Daniel Jeremiah, a former NFL scout (who used to work for the Eagles among others) and NFL Network analyst posted a poll on Twitter asking who will be the Colts' next quarterback. And one name was glaringly missing: Carson Wentz.

Jeremiah was then flooded with responses asking where Wentz was, one of which he answered. 

Others, however, seem to think that a trade could be more realistic. And perhaps part of a fresh start in Philly includes a fresh start at the QB position. Here's more from NBC Sports Philadelphia's Reuben Frank...

The other part of the equation is compensation. It's hard to get a sense of Wentz's trade value considering how bad he was this past season. But if the Eagles organizationally decide they have to get rid of Wentz even after jettisoning Pederson, the compensation may not be as important as simply starting over without him.

Lurie spoke of Wentz as a "talent and an asset" during his presser on Jan. 11 after firing Pederson, so shipping Wentz is clearly on his mind to some extent.  []
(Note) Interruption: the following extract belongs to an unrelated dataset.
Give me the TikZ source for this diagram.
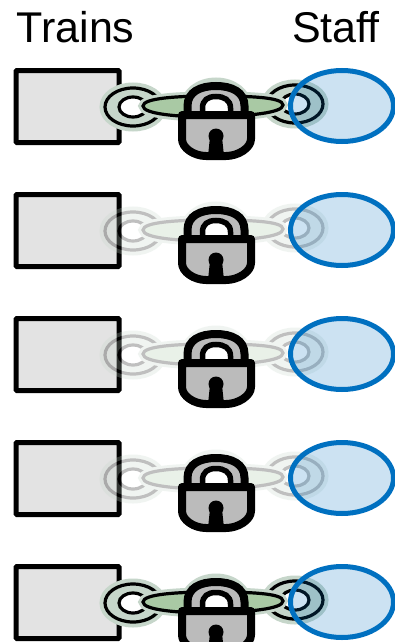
\documentclass[tikz,border=0pt]{standalone}
\usepackage{fontspec}
\setmainfont{Liberation Sans}
\usepackage{tikz}
\usetikzlibrary{shapes.geometric}
\definecolor{chainhalo}{HTML}{C6D6CA}
\definecolor{chaingreen}{HTML}{A9C9A4}
\definecolor{lockgrey}{HTML}{BBBBBB}
\definecolor{staffblue}{HTML}{0070C0}
\tikzset{
    heading/.style={font=\fontsize{43}{43}\selectfont, anchor=base, inner sep=0pt},
    trainbox/.style={draw=black, line width=5pt, rounded corners=1pt, fill=black!11, minimum width=103pt, minimum height=72pt, inner sep=0pt},
    staffoval/.style={ellipse, draw=staffblue, line width=5pt, fill=staffblue, fill opacity=0.2, draw opacity=1, minimum width=103pt, minimum height=71pt, inner sep=0pt},
    halo/.style={chainhalo, line width=11pt},
    link/.style={black, line width=3.2pt},
}
\begin{document}
\begin{tikzpicture}[x=1pt, y=-1pt]
    \clip (0,0) rectangle (395,642);
    \fill[white] (0,0) rectangle (395,642);

    % Headings
    \node[heading] (trains) at (75.5,43) {Trains};
    \node[heading] (staff) at (336,43) {Staff};

    % One row per connection: offset / chain opacity
    \foreach \row/\off/\fade in {a/0/1, b/124/0.25, c/248/0.25, d/372/0.25, e/496/1} {
        \begin{scope}[yshift=-\off pt]
            % Train
            \node[trainbox] (train\row) at (67.5,106.5) {};

            % Chain
            \begin{scope}[opacity=\fade, transparency group]
                \draw[chainhalo, line width=9pt] (216,106) ellipse (31 and 24);
                \filldraw[halo, fill=chainhalo] (133,107) ellipse (28 and 19);
                \filldraw[halo, fill=chainhalo] (295,104) ellipse (28 and 19);
                \fill[white] (133,107) ellipse (13 and 9);
                \fill[white] (295,104) ellipse (13 and 9);
                \draw[link] (133,107) ellipse (28 and 19);
                \draw[link] (295,104) ellipse (28 and 19);
                \draw[link] (133,107) ellipse (14 and 10);
                \draw[link] (295,104) ellipse (14 and 10);
                \draw[chainhalo, line width=9pt] (143,106) .. controls (143,98) and (178,96) .. (212,96)
                    .. controls (248,96) and (283,97) .. (283,105) .. controls (283,113) and (248,116) .. (212,117)
                    .. controls (178,117) and (143,114) .. cycle;
                \filldraw[link, fill=chaingreen] (143,106) .. controls (143,98) and (178,96) .. (212,96)
                    .. controls (248,96) and (283,97) .. (283,105) .. controls (283,113) and (248,116) .. (212,117)
                    .. controls (178,117) and (143,114) .. cycle;
            \end{scope}

            % Staff
            \node[staffoval] (person\row) at (342,106) {};

            % Lock: shackle
            \filldraw[lockgrey, draw=black, line width=8pt] (187.5,118) -- (187.5,106)
                .. controls (187.5,92) and (200,86) .. (216,86)
                .. controls (232,86) and (244.5,92) .. (244.5,106) -- (244.5,118) -- cycle;
            \filldraw[white, draw=black, line width=5.5pt] (202.5,118) -- (202.5,108)
                .. controls (202.5,100) and (208,96.5) .. (216,96.5)
                .. controls (224,96.5) and (230.5,100) .. (230.5,108) -- (230.5,118) -- cycle;

            % Lock: body and keyhole
            \filldraw[lockgrey, draw=black, line width=8pt, line join=round] (182,115) -- (251,115) -- (251,139)
                .. controls (251,148) and (238,156) .. (226,156) -- (206,156)
                .. controls (194,156) and (182,148) .. (182,139) -- cycle;
            \fill[black] (216,136) circle (7.5);
            \fill[black] (210,137) -- (222,137) -- (224,156) -- (208,156) -- cycle;
        \end{scope}
    }
\end{tikzpicture}
\end{document}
Of course, Lurie also referred to Hurts the same way, so perhaps he's the one who's future with the team is more in doubt. 

No matter what way the Eagles go, however, they're going to be in trouble. 

There are essentially two ways to win in the NFL. The first is having a franchise quarterback that makes everyone else around them better. It appears, at least at this point, that neither Wentz nor Hurts is that guy. The second way is having a young quarterback on a relatively cheap rookie contract and then building a star-studded roster around him that actually makes the quarterback better. The Eagles do have that in Jalen Hurts, but the problem is that they also have Wentz's contract on the books, which would prevent them from building properly around Hurts even if they did trade Wentz. And by the time they can get that Wentz contract off the books, Hurts' rookie deal will be close to expiring. 

When we talk about a team being in quarterback hell, this is what we mean. And there's no easy way out of it — at least not immediately — even if the Eagles and Colts work out a trade for Carson Wentz.